EXERCISE AIM
Each line of the material must be repeated precisely, with the pictures left out.

INPUT FOR THIS TASK
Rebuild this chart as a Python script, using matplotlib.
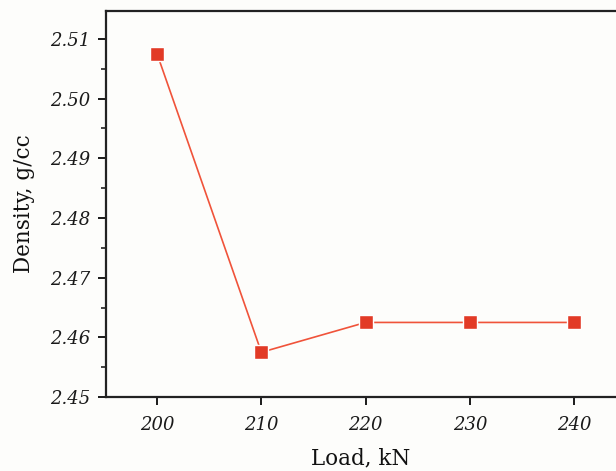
import matplotlib
matplotlib.use("Agg")
import matplotlib.pyplot as plt
from matplotlib.ticker import MultipleLocator

# data
load = [200, 210, 220, 230, 240]
density = [2.5075, 2.4575, 2.4625, 2.4625, 2.4625]

plt.rcParams["font.family"] = ["DejaVu Serif"]

fig = plt.figure(figsize=(6.16, 4.71), dpi=100, facecolor="#fdfdfb")
ax = fig.add_axes([0.172, 0.157, 0.828, 0.82], facecolor="#fdfdfb")

ax.plot(load, density, color="#f0533a", lw=1.2, marker="s", ms=9.5,
        mfc="#e23a26", mec="white", mew=1.0, zorder=3)

ax.set_xlim(195.1, 244.0)
ax.set_ylim(2.45, 2.5147)
ax.set_xticks(load)
ax.yaxis.set_major_locator(MultipleLocator(0.01))
ax.yaxis.set_minor_locator(MultipleLocator(0.005))
ax.yaxis.set_major_formatter(lambda v, p: f"{v:.2f}")

for s in ["left", "bottom", "top"]:
    ax.spines[s].set_linewidth(1.6)
    ax.spines[s].set_color("#222222")
ax.spines["right"].set_visible(False)

ax.tick_params(which="major", direction="out", length=6, width=1.4,
               labelsize=13, colors="#1a1a1a", pad=5)
ax.tick_params(which="minor", direction="out", length=3.5, width=1.2,
               colors="#222222")
ax.tick_params(axis="x", which="both", top=False, pad=8)
for lbl in ax.get_xticklabels() + ax.get_yticklabels():
    lbl.set_fontstyle("italic")

ax.set_xlabel("Load, kN", fontsize=15.5, color="#111111", labelpad=9)
ax.set_ylabel("Density, g/cc", fontsize=15.5, color="#111111", labelpad=11)

fig.savefig("out.png", dpi=100, facecolor=fig.get_facecolor())
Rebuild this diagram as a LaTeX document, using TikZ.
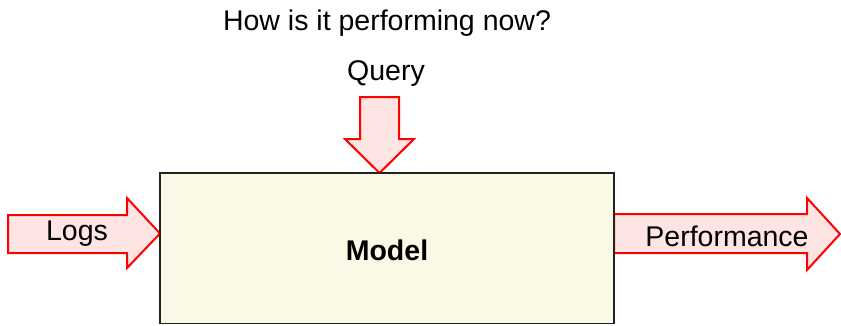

OUTPUT OF THE EXERCISE
Rebuild this chart as a Python script, using matplotlib.
import matplotlib
matplotlib.use("Agg")
import matplotlib.pyplot as plt
from matplotlib.ticker import MultipleLocator

# data
load = [200, 210, 220, 230, 240]
density = [2.5075, 2.4575, 2.4625, 2.4625, 2.4625]

plt.rcParams["font.family"] = ["DejaVu Serif"]

fig = plt.figure(figsize=(6.16, 4.71), dpi=100, facecolor="#fdfdfb")
ax = fig.add_axes([0.172, 0.157, 0.828, 0.82], facecolor="#fdfdfb")

ax.plot(load, density, color="#f0533a", lw=1.2, marker="s", ms=9.5,
        mfc="#e23a26", mec="white", mew=1.0, zorder=3)

ax.set_xlim(195.1, 244.0)
ax.set_ylim(2.45, 2.5147)
ax.set_xticks(load)
ax.yaxis.set_major_locator(MultipleLocator(0.01))
ax.yaxis.set_minor_locator(MultipleLocator(0.005))
ax.yaxis.set_major_formatter(lambda v, p: f"{v:.2f}")

for s in ["left", "bottom", "top"]:
    ax.spines[s].set_linewidth(1.6)
    ax.spines[s].set_color("#222222")
ax.spines["right"].set_visible(False)

ax.tick_params(which="major", direction="out", length=6, width=1.4,
               labelsize=13, colors="#1a1a1a", pad=5)
ax.tick_params(which="minor", direction="out", length=3.5, width=1.2,
               colors="#222222")
ax.tick_params(axis="x", which="both", top=False, pad=8)
for lbl in ax.get_xticklabels() + ax.get_yticklabels():
    lbl.set_fontstyle("italic")

ax.set_xlabel("Load, kN", fontsize=15.5, color="#111111", labelpad=9)
ax.set_ylabel("Density, g/cc", fontsize=15.5, color="#111111", labelpad=11)

fig.savefig("out.png", dpi=100, facecolor=fig.get_facecolor())
Rebuild this diagram as a LaTeX document, using TikZ.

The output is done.